Hackers, Headbangers, Vampires, and Goths: the Subversive Origins of the Pop b2 "Hotness" Topic Session10:00 AM - 10:50 AM (America/Chicago) 2021/11/20 16:00:00 UTC - 2021/11/20 16:50:00 UTC
Topic theory has evolved as a framework for studying communication and meaning in European classical music. Some scholarship has extended beyond this repertoire (ex. Echard 2017), but many conventional topics in popular music remain understudied. The music theorist Eron Smith has identified a b2-1 "hotness" topic in post-millenial pop and has traced the topic to long-standing orientalist stereotypes associating b2 with non-Western music. Some of Smith's examples clearly resonate with orientalism by combining the b2 with sitars or other timbral markers of foreignness.

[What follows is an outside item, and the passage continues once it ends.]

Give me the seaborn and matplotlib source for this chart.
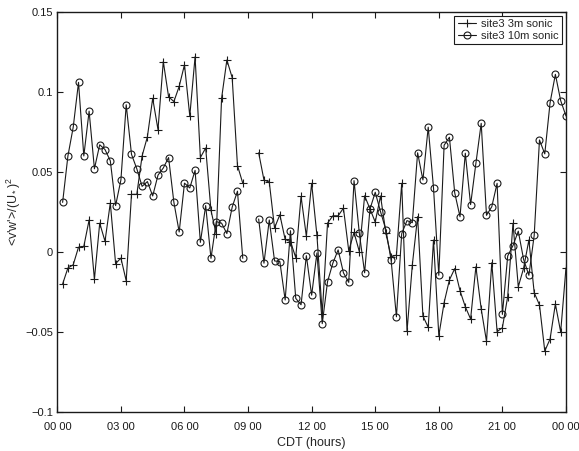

But many examples of the b2 "hotness" topic do not contain orientalist timbral markers. I argue for another source: the ubiquitous use of b2 in extreme metal, gothic/industrial/EBM, and other pre-millennial underground music subcultures. Some post-millenial pop examples of the hotness topic, such as Justin Timberlake's "Sexyback" (2006), imitate the distorted timbres of EBM exactly, rather than the orientalist "foreign" timbres. I trace the transmission of b2 into mainstream pop through millennial films that romanticized these subcultures and brought them to mainstream attention, like _Queen of the Damned_ (2002) and _The Matrix_ (1999), as well as late-90s moments when these underground styles crossed over into the mainstream, like electro house (ex. Benny Benassi "Satisfaction," 2003) and nu metal (ex. Korn, whose singer Jonathan Davis composed songs for _Queen of the Damned_). What began as a pre-millennial performative icon of transgressive anti-mainstream aesthetics and ideology was sublimated into an indexical sign for edgy cool, then co-opted and commodified as post-millennial sexiness.
This trajectory certainly does not replace the b2's orientalist resonances, nor is it the only route of transmission to post-millennial pop (b2 is also common in trap music, for example). b2 "hotness," like all topics, is not a static analytical symbol, but carries contingent, plural meanings that evolve over time as the topic is used by different communities and for different purposes. This demonstrates a crucial role for historical research as topic theory expands to popular genres: to understand how pop topics change, what they have signified, and for whom.